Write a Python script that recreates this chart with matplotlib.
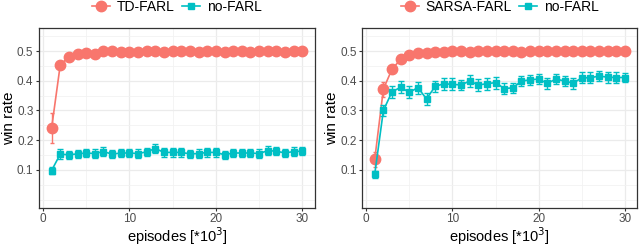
import numpy as np
import matplotlib
matplotlib.use("Agg")
import matplotlib.pyplot as plt
from matplotlib.lines import Line2D

plt.rcParams['font.family'] = ['Liberation Sans', 'DejaVu Sans']

episodes = list(range(1, 31))

# left panel
td_farl = [0.240, 0.453, 0.481, 0.489, 0.494, 0.491, 0.499, 0.500, 0.498, 0.497,
           0.497, 0.499, 0.500, 0.498, 0.501, 0.500, 0.499, 0.497, 0.499, 0.500,
           0.498, 0.499, 0.500, 0.498, 0.499, 0.500, 0.499, 0.498, 0.499, 0.500]
td_farl_err = [0.050, 0.008, 0.005, 0.004, 0.003, 0.003, 0.003, 0.003, 0.003, 0.003,
               0.003, 0.003, 0.003, 0.003, 0.003, 0.003, 0.003, 0.003, 0.003, 0.003,
               0.003, 0.003, 0.003, 0.003, 0.003, 0.003, 0.003, 0.003, 0.003, 0.003]
no_farl_l = [0.098, 0.153, 0.151, 0.154, 0.157, 0.155, 0.162, 0.153, 0.157, 0.157,
             0.155, 0.161, 0.172, 0.159, 0.159, 0.159, 0.154, 0.155, 0.159, 0.159,
             0.151, 0.157, 0.157, 0.157, 0.155, 0.165, 0.163, 0.157, 0.162, 0.163]
no_farl_l_err = [0.013, 0.016, 0.014, 0.014, 0.015, 0.016, 0.014, 0.014, 0.014, 0.014,
                 0.014, 0.014, 0.016, 0.014, 0.014, 0.014, 0.014, 0.014, 0.014, 0.014,
                 0.014, 0.014, 0.014, 0.014, 0.014, 0.016, 0.014, 0.014, 0.014, 0.014]

# right panel
sarsa_farl = [0.136, 0.372, 0.439, 0.472, 0.487, 0.494, 0.494, 0.498, 0.498, 0.501,
              0.499, 0.498, 0.500, 0.499, 0.500, 0.499, 0.500, 0.498, 0.499, 0.500,
              0.499, 0.500, 0.499, 0.500, 0.499, 0.500, 0.499, 0.500, 0.499, 0.500]
sarsa_farl_err = [0.025, 0.025, 0.010, 0.006, 0.004, 0.003, 0.003, 0.003, 0.003, 0.003,
                  0.003, 0.003, 0.003, 0.003, 0.003, 0.003, 0.003, 0.003, 0.003, 0.003,
                  0.003, 0.003, 0.003, 0.003, 0.003, 0.003, 0.003, 0.003, 0.003, 0.003]
no_farl_r = [0.086, 0.300, 0.363, 0.378, 0.361, 0.377, 0.339, 0.381, 0.390, 0.388,
             0.386, 0.399, 0.386, 0.390, 0.394, 0.374, 0.376, 0.399, 0.403, 0.406,
             0.391, 0.406, 0.399, 0.392, 0.410, 0.410, 0.416, 0.412, 0.411, 0.411]
no_farl_r_err = [0.012, 0.020, 0.020, 0.020, 0.020, 0.020, 0.020, 0.018, 0.020, 0.020,
                 0.018, 0.020, 0.020, 0.020, 0.020, 0.020, 0.018, 0.018, 0.018, 0.018,
                 0.020, 0.018, 0.018, 0.018, 0.018, 0.018, 0.018, 0.018, 0.018, 0.016]

RED = "#F8766D"
TEAL = "#00BFC4"

fig = plt.figure(figsize=(6.4, 2.48), dpi=100)
ax1 = fig.add_axes([0.061, 0.162, 0.431, 0.725])
ax2 = fig.add_axes([0.566, 0.162, 0.430, 0.725])


def panel(ax, farl, farl_err, base, base_err, farl_name):
    ax.errorbar(episodes, farl, yerr=farl_err, color=RED, lw=1.2, marker='o',
                ms=7.5, elinewidth=1.0, capsize=1.5, zorder=3)
    ax.errorbar(episodes, base, yerr=base_err, color=TEAL, lw=1.2, marker='s',
                ms=4.8, elinewidth=1.0, capsize=2, zorder=4)
    ax.set_xlim(-0.45, 31.45)
    ax.set_ylim(-0.0275, 0.5775)
    ax.set_xticks([0, 10, 20, 30])
    ax.set_yticks([0.1, 0.2, 0.3, 0.4, 0.5])
    ax.set_xticks([5, 15, 25], minor=True)
    ax.set_yticks([0.0, 0.05, 0.15, 0.25, 0.35, 0.45, 0.55], minor=True)
    ax.grid(which='major', color='#EBEBEB', lw=0.9)
    ax.grid(which='minor', color='#F2F2F2', lw=0.6)
    ax.set_axisbelow(True)
    for s in ax.spines.values():
        s.set_color('#333333')
        s.set_linewidth(0.9)
    ax.tick_params(which='major', length=2.5, color='#333333', labelcolor='#4D4D4D',
                   labelsize=8.5, pad=1.5)
    ax.tick_params(which='minor', length=0)
    ax.set_xlabel('episodes [*10$^{3}$]', fontsize=10.5, labelpad=0)
    ax.set_ylabel('win rate', fontsize=11, labelpad=1)
    handles = [Line2D([], [], color=RED, marker='o', ms=7.5, lw=1.2),
               Line2D([], [], color=TEAL, marker='s', ms=4.8, lw=1.2)]
    ax.legend(handles, [farl_name, 'no-FARL'], loc='center',
              bbox_to_anchor=(0.5, 1 + 21 / 180), ncol=2, frameon=False, fontsize=10,
              handlelength=1.3, columnspacing=0.5, handletextpad=0.5,
              borderaxespad=0, borderpad=0)


panel(ax1, td_farl, td_farl_err, no_farl_l, no_farl_l_err, 'TD-FARL')
panel(ax2, sarsa_farl, sarsa_farl_err, no_farl_r, no_farl_r_err, 'SARSA-FARL')

fig.savefig('out.png', dpi=100)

• [Exercise details] Look for "matplotlib" and pull out every line that has it.

• [Output]
Write a Python script that recreates this chart with matplotlib.
import matplotlib
matplotlib.use("Agg")
import matplotlib.pyplot as plt
from matplotlib.lines import Line2D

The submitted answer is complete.